KPMG is the fourth largest accountancy firm in the world, turning over $29 billion in 2018. In the past week they have announced plans to have over one hundred employees hand in their work mobile phones in an effort to improve profitability and get closer to meeting long term growth targets.
This cost-cutting decision has come about in an effort to reduce KPMG’s costs, which, in comparison to the other big four accountancy firms, are particularly high. The firm are therefore hoping that such a strategy will help improve their market position, in what is, a highly competitive market.
Additionally, recent events have damaged the company’s reputation, as they were fined £5 million and severely reprimanded in May following the collapse of construction group Carillion and for their audit failings at Co-op Bank.
KPMG also plans to cut around 200 administrative support staff. These plans go back to last year as KPMG were reportedly threatening UK staff with £100 fines if they are late to file their time sheets, which record how long they spend on tasks.

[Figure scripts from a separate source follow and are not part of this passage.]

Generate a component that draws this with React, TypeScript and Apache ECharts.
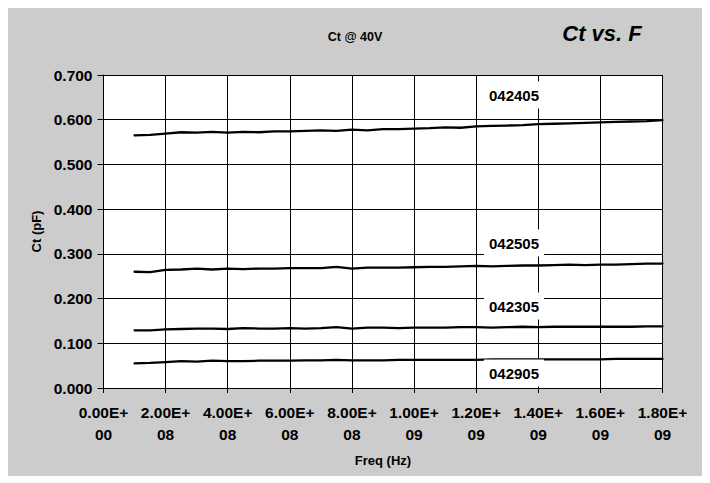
import React, { useEffect, useRef } from "react";
import * as echarts from "echarts";

const freqs = [
  1.0e8, 1.5e8, 2.0e8, 2.5e8, 3.0e8, 3.5e8, 4.0e8, 4.5e8, 5.0e8, 5.5e8, 6.0e8, 6.5e8,
  7.0e8, 7.5e8, 8.0e8, 8.5e8, 9.0e8, 9.5e8, 1.0e9, 1.05e9, 1.1e9, 1.15e9, 1.2e9, 1.25e9,
  1.3e9, 1.35e9, 1.4e9, 1.45e9, 1.5e9, 1.55e9, 1.6e9, 1.65e9, 1.7e9, 1.75e9, 1.8e9,
];

const s042405 = [
  0.565, 0.566, 0.569, 0.572, 0.571, 0.573, 0.571, 0.573, 0.572, 0.574, 0.574, 0.575,
  0.576, 0.575, 0.578, 0.576, 0.579, 0.579, 0.58, 0.581, 0.583, 0.582, 0.585, 0.586,
  0.587, 0.588, 0.59, 0.591, 0.592, 0.593, 0.594, 0.595, 0.596, 0.597, 0.599,
];
const s042505 = [
  0.26, 0.259, 0.264, 0.265, 0.267, 0.265, 0.267, 0.266, 0.267, 0.267, 0.268, 0.268,
  0.268, 0.271, 0.267, 0.269, 0.269, 0.269, 0.27, 0.271, 0.271, 0.272, 0.273, 0.272,
  0.273, 0.274, 0.274, 0.275, 0.276, 0.275, 0.276, 0.276, 0.277, 0.278, 0.278,
];
const s042305 = [
  0.129, 0.129, 0.131, 0.132, 0.133, 0.133, 0.132, 0.134, 0.133, 0.133, 0.134, 0.133,
  0.134, 0.136, 0.133, 0.135, 0.135, 0.134, 0.135, 0.135, 0.135, 0.136, 0.136, 0.135,
  0.136, 0.137, 0.136, 0.137, 0.137, 0.137, 0.137, 0.137, 0.137, 0.138, 0.138,
];
const s042905 = [
  0.055, 0.056, 0.058, 0.06, 0.059, 0.061, 0.06, 0.06, 0.061, 0.061, 0.061, 0.062,
  0.062, 0.063, 0.062, 0.062, 0.062, 0.063, 0.063, 0.063, 0.063, 0.063, 0.063, 0.064,
  0.064, 0.064, 0.064, 0.064, 0.064, 0.064, 0.064, 0.065, 0.065, 0.065, 0.065,
];

const seriesNames = ["042405", "042505", "042305", "042905"];
const seriesValues = [s042405, s042505, s042305, s042905];
const labelPos = [
  [506, 87],
  [506, 235],
  [506, 298],
  [506, 365],
];

function fmtSci(v: number): string {
  if (v === 0) return "0.00E+\n00";
  const e = Math.floor(Math.log10(v) + 1e-9);
  const m = v / Math.pow(10, e);
  return `${m.toFixed(2)}E+\n${String(e).padStart(2, "0")}`;
}

export default function App() {
  const ref = useRef<HTMLDivElement>(null);
  useEffect(() => {
    if (!ref.current) return;
    const chart = echarts.init(ref.current, undefined, { renderer: "svg" });
    const font = "Arial, 'Liberation Sans', sans-serif";
    chart.setOption({
      animation: false,
      backgroundColor: "#cccccc",
      textStyle: { fontFamily: font },
      title: [
        {
          text: "Ct @ 40V",
          left: 342,
          top: 17,
          textAlign: "center",
          textStyle: { fontSize: 12.5, fontWeight: "bold", color: "#000", fontFamily: font },
        },
        {
          text: "Ct vs. F",
          left: 589,
          top: 9,
          textAlign: "center",
          textStyle: {
            fontSize: 22,
            fontWeight: "bold",
            fontStyle: "italic",
            color: "#000",
            fontFamily: font,
          },
        },
      ],
      grid: {
        left: 95.5,
        top: 67,
        width: 559,
        height: 313,
        show: true,
        backgroundColor: "#ffffff",
        borderWidth: 0,
      },
      xAxis: {
        type: "value",
        min: 0,
        max: 1.8e9,
        interval: 2e8,
        name: "Freq (Hz)",
        nameLocation: "middle",
        nameGap: 66,
        nameTextStyle: { fontSize: 13, fontWeight: "bold", color: "#000", fontFamily: font },
        axisLine: { show: true, lineStyle: { color: "#000", width: 1 } },
        axisTick: { show: true, inside: false, length: 5, lineStyle: { color: "#000" } },
        axisLabel: {
          formatter: fmtSci,
          fontSize: 15.5,
          fontWeight: "bold",
          color: "#000",
          lineHeight: 22,
          margin: 13,
          fontFamily: font,
        },
        splitLine: { show: true, lineStyle: { color: "#000", width: 1 } },
      },
      yAxis: {
        type: "value",
        min: 0,
        max: 0.7,
        interval: 0.1,
        name: "Ct (pF)",
        nameLocation: "middle",
        nameGap: 60,
        nameRotate: 90,
        nameTextStyle: { fontSize: 13, fontWeight: "bold", color: "#000", fontFamily: font },
        axisLine: { show: true, lineStyle: { color: "#000", width: 1 } },
        axisTick: { show: true, inside: false, length: 6, lineStyle: { color: "#000" } },
        axisLabel: {
          formatter: (v: number) => v.toFixed(3),
          fontSize: 15.5,
          fontWeight: "bold",
          color: "#000",
          margin: 11,
          fontFamily: font,
        },
        splitLine: { show: true, lineStyle: { color: "#000", width: 1 } },
      },
      series: seriesNames.map((name, i) => ({
        name,
        type: "line",
        showSymbol: false,
        symbol: "none",
        data: freqs.map((f, j) => [f, seriesValues[i][j]]),
        lineStyle: { color: "#000", width: 2.3, cap: "round", join: "round" },
        z: 5,
      })),
      graphic: seriesNames.map((name, i) => ({
        type: "text",
        x: labelPos[i][0],
        y: labelPos[i][1],
        z: 100,
        style: {
          text: name,
          font: `bold 15px ${font}`,
          fill: "#000",
          align: "center",
          verticalAlign: "middle",
          backgroundColor: "#ffffff",
          padding: [6, 5, 6, 5],
        },
      })),
    });
    return () => chart.dispose();
  }, []);
  return <div ref={ref} style={{ width: 694, height: 468 }} />;
}
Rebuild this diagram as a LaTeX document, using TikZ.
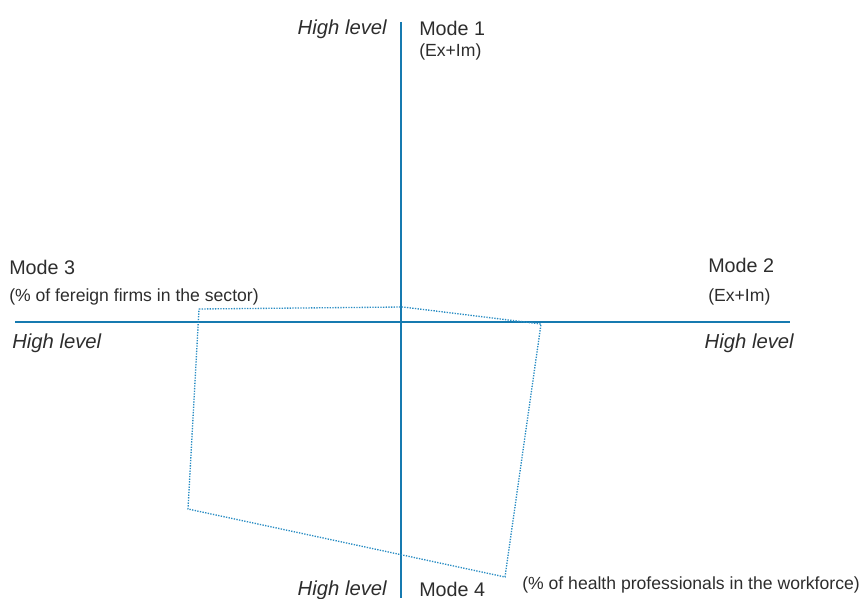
\documentclass[tikz,border=0pt]{standalone}
\usepackage{fontspec}
\setmainfont{Liberation Sans}
\usepackage{xcolor}
\definecolor{axisblue}{RGB}{22,122,176}
\definecolor{dotblue}{RGB}{40,140,195}
\definecolor{txtgray}{RGB}{45,45,45}

\begin{document}
\begin{tikzpicture}[x=0.75pt,y=-0.75pt,
  axis/.style={axisblue,line width=2.2pt},
  profile/.style={dotblue,densely dotted,line width=1pt},
  mode/.style={inner sep=0pt,text=txtgray,font=\fontsize{14.8}{16}\selectfont},
  note/.style={inner sep=0pt,text=txtgray,font=\fontsize{13.2}{15}\selectfont},
  level/.style={inner sep=0pt,text=txtgray,font=\fontsize{15.2}{17}\selectfont\itshape}]
\useasboundingbox (0,0) rectangle (865,599);
% axes
\coordinate (top) at (401,22);
\coordinate (bottom) at (401,598);
\coordinate (left) at (15,322);
\coordinate (right) at (790,322);
\draw[axis] (top) -- (bottom);
\draw[axis] (left) -- (right);
% country profile
\coordinate (p3) at (199,309);
\coordinate (p1) at (403,307);
\coordinate (p2) at (541,324);
\coordinate (p4) at (505,577);
\coordinate (p5) at (188,509);
\draw[profile] (p3) -- (p1) -- (p2) -- (p4) -- (p5) -- cycle;
% labels
\node[level,anchor=east] (hl1) at (387,29) {High level};
\node[mode,anchor=west] (m1) at (419,28) {Mode 1};
\node[note,anchor=west] (n1) at (419,52) {(Ex+Im)};
\node[mode,anchor=west] (m3) at (9,267) {Mode 3};
\node[note,anchor=west] (n3) at (9,297) {(\% of fereign firms in the sector)};
\node[level,anchor=west] (hl3) at (12,343) {High level};
\node[mode,anchor=west] (m2) at (708,265) {Mode 2};
\node[note,anchor=west] (n2) at (708,297) {(Ex+Im)};
\node[level,anchor=east] (hl2) at (794,343) {High level};
\node[level,anchor=east] (hl4) at (387,590) {High level};
\node[mode,anchor=west] (m4) at (419,589) {Mode 4};
\node[note,anchor=west] (n4) at (522,585) {(\% of health professionals in the workforce)};
\end{tikzpicture}
\end{document}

Such a policy turned out to be unsuccessful for KPMG, whose employees were only willing to go so far in the name of cutting company costs. As such, the policy was dropped and swapped for a different policy that charged staff for lost IT equipment such as computer privacy screens.
These are all efforts from KPMG to cut costs in order to improve profitability.
The company has informed staff and explained the changes: the following memo was sent to them;
“To realise our growth ambition, we need to improve our profitability by building a leaner, more responsive cost base. This will help us free up funds to invest in the future of the firm – to recruit and retain the best talent and invest in big, integrated solutions’
KPMG have made particular efforts to give staff notice of this mobile phone policy, so employees who don’t own a personal phone have the time to purchase one.
The policy is set to exclusively affect those employees that work only in office hours and those that don’t travel.
A spokesperson from KPMG has said that investments have been made over the past year to support staff in enabling them to work from home to the office with ease through the introduction of new technologies.
However, this has raised several concerns for stakeholders over data protection and its role in this new technology.
KPMG hope that his cost cutting initiative can lead to the investment of funds into other aspects of the running of the company and the future growth of the firm. This could include investment in the recruitment and retention of staff which would impact future innovation and decisions.
KPMG are not the only ones adopting aggressive cost-cutting policies. One of the other Big Four consultancies PWC have also made strategic decisions surrounding technology, such as getting rid of landlines.
The use of new and improved technology seems to be a trend in the industry as companies, especially the Big Four are making efforts to stay current in order to provide the most efficient service to clients.